Grotius's successors responded to Hobbes and Spinoza by asserting that man's capacity for reason removes him from the anarchic condition of animals and permits him to choose freely to be bound by law. The State, pre-cisely because it is a sovereign, will seek agreements and uphold them generally because it is rational to do so as a way of life for the State, whether or not upholding a particular agreement is to its advantage at a particular moment in time.44 By means of this argument, Hobbes and Samuel von Pufendorf—the latter the most famous of Grotius's immediate followers—are brought into a measure of agreement: “Hobbes' opinion that the law of nature and the law of nations were the same was accepted by Pufendorf. He also accepted the assumption that separate states, having no common political superior, stood in the same relations to each other as men in a state of nature.”45
Pufendorf, moreover, believed that the law of nature provided the only basis for international law, because there was no other source for law such as exists in a society with a sovereign. Indeed he went so far as to deny the key Grotian insight that international law arose from the customs and practices of states, maintaining instead that only those rules that are derived from universal reason were lawful, this being the means by which natural law was apprehended. The law of gravity governed heavenly bodies; the law of states was to be derived by much the same rational means.
This is not the place to dwell on the shortcomings of Pufendorf; Leibniz has done this definitively.46 Nor is it necessary to complain about the habits of philosophers that addict them to imagining “states of nature” from which to extrapolate, heedless of the one natural state they know something about, namely the one they are in at the moment, which must be presumed to govern to some degree their speculations about other such environments. Indeed I think it equally likely that both Hobbes and Spinoza found their inspiration for the natural state of man in what they observed in the behavior of kingly states—Hobbes focusing on the domestic scene, Spinoza on the international—and reasoned back from this paradoxical interface of absolute domestic authority and apparent international anarchy to the nature of man, rather than the other way around.
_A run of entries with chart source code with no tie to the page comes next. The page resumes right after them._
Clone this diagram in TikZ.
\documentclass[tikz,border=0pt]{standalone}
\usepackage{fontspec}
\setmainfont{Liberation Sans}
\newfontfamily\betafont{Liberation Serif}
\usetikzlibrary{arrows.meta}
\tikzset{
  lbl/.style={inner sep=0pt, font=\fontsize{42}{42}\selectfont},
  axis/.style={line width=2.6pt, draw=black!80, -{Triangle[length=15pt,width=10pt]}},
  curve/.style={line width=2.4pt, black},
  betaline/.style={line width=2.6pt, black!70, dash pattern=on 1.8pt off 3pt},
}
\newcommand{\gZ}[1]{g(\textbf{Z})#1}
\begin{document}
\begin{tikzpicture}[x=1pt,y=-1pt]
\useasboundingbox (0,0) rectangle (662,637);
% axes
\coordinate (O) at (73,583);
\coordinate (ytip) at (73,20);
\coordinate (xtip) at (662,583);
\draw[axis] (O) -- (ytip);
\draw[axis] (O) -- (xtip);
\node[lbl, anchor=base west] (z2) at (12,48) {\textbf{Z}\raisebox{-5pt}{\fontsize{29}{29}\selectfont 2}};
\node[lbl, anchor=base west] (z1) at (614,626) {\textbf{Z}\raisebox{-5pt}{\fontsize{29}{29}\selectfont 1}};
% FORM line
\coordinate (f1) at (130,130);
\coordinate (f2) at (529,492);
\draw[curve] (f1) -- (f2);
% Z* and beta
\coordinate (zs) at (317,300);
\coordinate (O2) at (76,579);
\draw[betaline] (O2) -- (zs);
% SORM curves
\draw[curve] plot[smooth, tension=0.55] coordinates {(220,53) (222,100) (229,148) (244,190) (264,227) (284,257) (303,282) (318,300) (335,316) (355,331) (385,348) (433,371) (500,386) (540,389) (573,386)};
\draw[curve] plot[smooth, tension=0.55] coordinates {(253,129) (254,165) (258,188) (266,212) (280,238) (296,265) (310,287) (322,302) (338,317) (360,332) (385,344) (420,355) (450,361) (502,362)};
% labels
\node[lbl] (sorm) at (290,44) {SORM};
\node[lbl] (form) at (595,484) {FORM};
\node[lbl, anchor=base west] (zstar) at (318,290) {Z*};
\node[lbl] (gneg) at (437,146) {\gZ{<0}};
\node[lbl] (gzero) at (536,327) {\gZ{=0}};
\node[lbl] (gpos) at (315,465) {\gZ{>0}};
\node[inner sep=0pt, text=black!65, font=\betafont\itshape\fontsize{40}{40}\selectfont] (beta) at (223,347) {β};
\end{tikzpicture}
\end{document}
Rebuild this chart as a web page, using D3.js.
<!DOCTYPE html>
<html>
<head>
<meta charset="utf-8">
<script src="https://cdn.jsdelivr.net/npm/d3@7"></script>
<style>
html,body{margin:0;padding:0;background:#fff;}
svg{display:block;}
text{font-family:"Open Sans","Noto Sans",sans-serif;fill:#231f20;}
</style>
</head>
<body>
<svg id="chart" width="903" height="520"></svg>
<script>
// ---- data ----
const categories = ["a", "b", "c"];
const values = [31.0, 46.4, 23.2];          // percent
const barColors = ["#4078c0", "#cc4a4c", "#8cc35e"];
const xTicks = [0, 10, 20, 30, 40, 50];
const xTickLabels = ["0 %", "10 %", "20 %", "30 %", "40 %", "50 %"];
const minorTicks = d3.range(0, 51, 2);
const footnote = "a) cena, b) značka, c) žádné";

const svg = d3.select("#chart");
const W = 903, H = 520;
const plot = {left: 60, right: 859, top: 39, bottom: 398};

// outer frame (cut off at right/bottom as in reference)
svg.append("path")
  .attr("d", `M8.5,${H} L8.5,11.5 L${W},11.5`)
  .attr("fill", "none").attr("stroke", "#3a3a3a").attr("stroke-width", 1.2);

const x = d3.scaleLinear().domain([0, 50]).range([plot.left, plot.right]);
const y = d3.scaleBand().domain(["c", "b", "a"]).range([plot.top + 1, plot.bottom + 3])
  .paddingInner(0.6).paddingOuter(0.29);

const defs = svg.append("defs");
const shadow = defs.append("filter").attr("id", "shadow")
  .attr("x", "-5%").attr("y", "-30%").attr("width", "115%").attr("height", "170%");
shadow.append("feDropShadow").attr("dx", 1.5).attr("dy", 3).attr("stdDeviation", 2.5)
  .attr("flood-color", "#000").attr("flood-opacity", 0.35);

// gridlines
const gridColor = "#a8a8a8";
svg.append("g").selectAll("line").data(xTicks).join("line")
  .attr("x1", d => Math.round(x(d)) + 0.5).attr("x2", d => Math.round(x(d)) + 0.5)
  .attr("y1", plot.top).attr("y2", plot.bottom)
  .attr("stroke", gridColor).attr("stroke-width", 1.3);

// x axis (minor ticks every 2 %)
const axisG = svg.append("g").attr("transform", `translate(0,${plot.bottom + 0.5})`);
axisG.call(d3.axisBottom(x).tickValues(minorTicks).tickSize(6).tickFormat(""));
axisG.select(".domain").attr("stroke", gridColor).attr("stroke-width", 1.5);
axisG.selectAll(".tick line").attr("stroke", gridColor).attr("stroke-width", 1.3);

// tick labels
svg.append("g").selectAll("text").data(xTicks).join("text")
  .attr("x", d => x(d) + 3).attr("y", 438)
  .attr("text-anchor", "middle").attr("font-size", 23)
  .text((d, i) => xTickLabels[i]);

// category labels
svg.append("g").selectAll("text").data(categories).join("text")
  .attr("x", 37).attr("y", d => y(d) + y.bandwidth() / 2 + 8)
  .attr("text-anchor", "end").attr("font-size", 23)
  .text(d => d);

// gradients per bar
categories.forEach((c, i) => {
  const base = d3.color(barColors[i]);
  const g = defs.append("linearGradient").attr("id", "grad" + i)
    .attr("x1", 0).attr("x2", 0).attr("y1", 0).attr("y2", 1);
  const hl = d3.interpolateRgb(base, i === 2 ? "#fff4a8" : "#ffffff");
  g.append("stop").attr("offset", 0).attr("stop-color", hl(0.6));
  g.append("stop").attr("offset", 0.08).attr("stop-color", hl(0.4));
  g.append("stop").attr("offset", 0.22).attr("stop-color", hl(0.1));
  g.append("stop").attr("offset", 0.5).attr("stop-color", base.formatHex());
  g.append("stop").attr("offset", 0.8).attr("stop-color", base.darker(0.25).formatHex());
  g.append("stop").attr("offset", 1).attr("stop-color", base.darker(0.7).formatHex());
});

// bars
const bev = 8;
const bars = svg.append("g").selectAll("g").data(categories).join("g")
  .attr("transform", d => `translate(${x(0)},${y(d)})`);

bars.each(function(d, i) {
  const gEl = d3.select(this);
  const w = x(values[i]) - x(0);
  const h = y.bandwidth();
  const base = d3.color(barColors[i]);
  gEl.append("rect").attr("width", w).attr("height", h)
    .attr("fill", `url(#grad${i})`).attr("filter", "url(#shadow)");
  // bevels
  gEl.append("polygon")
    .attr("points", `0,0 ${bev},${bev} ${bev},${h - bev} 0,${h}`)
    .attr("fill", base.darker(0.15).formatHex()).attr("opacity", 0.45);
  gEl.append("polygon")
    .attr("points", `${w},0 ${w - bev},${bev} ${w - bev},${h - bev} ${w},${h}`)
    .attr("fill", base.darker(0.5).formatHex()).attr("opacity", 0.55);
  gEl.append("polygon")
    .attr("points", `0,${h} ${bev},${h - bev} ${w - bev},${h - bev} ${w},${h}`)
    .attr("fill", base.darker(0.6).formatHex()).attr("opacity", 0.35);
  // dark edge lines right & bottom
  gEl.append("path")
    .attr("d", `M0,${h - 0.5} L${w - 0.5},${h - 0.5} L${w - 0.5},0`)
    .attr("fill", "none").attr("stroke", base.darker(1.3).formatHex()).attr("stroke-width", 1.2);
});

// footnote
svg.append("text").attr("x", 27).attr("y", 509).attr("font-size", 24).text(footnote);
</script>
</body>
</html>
However that may be, the political actors of the time confronted the problem of post-Westphalian law and order—namely, that in the absence of a universal sovereign every kingly state, which Westphalia had made the sole preserver of the liberty, authority, and even the life of the political society largely composed of such states, would attempt to aggrandize itself to the limit of its power. They solved this problem in a somewhat less reified, though no less abstract, way than the philosophers. Like the philosophers, the politicians and diplomats of this era were impressed by the power of reason to discover the principles of nature, and the power of rational systems to exploit those principles. This solution thus had much in common with the mathematics of the Age, but it was not achieved by or expressed in philosophical terms. Rather it was expressed in law, arrived at, as we shall see, by the legal means of a constitutional convention and the achievement of consensus at that congress.